(Source code of charts)
• • •

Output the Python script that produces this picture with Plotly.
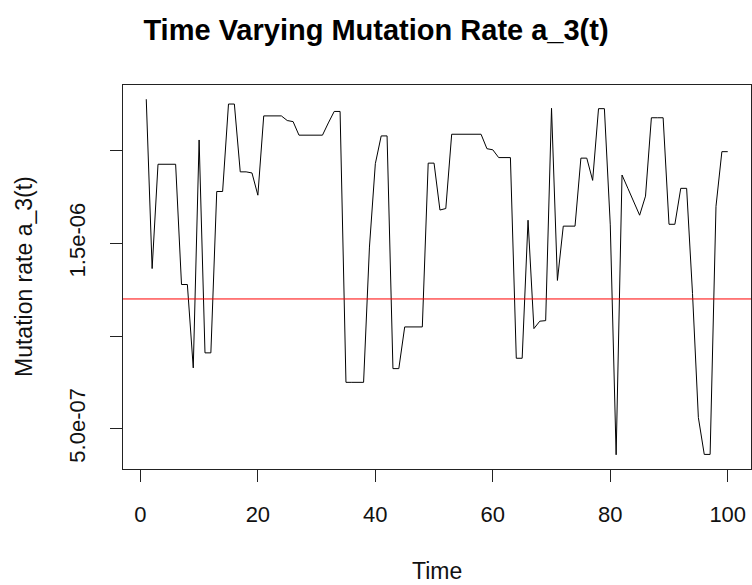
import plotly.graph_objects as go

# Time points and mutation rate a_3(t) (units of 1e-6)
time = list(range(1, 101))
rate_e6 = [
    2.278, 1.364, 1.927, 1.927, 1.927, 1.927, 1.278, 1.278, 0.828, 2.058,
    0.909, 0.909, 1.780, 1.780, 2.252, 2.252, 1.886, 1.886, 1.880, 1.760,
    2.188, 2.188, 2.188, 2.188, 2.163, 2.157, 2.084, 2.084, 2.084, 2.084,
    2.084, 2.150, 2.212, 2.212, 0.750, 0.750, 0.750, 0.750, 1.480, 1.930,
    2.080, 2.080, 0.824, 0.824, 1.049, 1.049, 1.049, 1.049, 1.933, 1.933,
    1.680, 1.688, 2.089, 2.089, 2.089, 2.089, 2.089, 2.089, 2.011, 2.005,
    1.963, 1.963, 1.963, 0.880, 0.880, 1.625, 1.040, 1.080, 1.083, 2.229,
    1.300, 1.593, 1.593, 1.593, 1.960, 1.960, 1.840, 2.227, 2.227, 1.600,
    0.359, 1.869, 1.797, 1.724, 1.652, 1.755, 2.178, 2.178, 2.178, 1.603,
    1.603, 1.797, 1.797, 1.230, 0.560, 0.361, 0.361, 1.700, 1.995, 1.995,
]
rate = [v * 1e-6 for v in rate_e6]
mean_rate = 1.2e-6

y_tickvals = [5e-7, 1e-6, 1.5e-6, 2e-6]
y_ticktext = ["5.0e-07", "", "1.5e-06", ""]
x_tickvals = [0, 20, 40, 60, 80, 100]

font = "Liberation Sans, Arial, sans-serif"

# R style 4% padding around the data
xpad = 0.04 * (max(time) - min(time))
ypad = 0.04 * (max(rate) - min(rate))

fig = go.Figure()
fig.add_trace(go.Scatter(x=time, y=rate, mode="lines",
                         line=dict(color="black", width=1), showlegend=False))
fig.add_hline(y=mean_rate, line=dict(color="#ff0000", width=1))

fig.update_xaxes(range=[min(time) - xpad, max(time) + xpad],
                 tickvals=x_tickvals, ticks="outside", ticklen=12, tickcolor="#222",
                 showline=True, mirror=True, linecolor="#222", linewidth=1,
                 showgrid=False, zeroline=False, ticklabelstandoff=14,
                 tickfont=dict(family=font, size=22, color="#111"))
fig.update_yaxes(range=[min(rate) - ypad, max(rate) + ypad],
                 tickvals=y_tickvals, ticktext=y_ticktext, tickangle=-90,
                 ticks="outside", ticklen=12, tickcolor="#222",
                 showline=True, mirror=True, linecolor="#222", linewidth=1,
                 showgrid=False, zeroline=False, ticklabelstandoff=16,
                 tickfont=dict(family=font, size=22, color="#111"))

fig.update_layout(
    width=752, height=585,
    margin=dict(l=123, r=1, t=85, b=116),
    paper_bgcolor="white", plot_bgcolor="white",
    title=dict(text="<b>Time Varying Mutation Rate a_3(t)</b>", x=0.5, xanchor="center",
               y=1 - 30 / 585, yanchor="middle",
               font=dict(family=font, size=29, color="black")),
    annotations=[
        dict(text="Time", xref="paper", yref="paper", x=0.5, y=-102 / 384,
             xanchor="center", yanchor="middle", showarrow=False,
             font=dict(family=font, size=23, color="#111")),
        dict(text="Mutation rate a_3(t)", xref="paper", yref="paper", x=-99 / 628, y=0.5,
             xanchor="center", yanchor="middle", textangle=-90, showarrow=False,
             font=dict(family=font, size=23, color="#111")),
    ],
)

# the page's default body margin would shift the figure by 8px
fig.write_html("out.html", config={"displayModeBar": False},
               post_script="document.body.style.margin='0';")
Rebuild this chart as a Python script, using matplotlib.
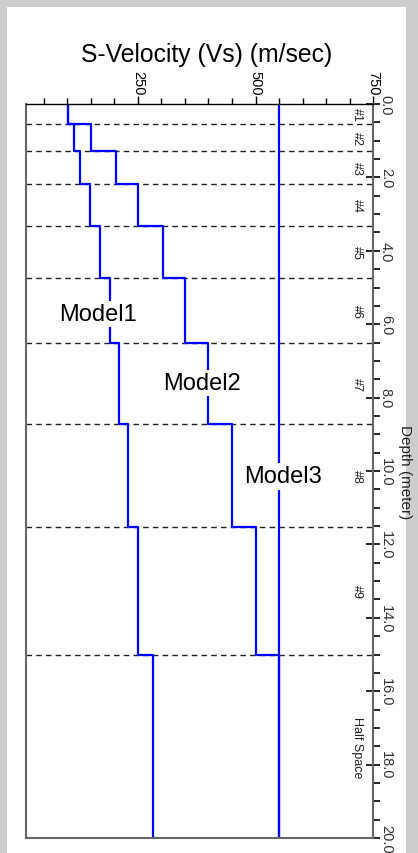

• • •

Every line from the top of the entries through the line that holds "import plotly.graph_objects as go" is to be quoted exactly, please, and nothing else; omit the pictures.

Output the Python script that produces this picture with Plotly.
import plotly.graph_objects as go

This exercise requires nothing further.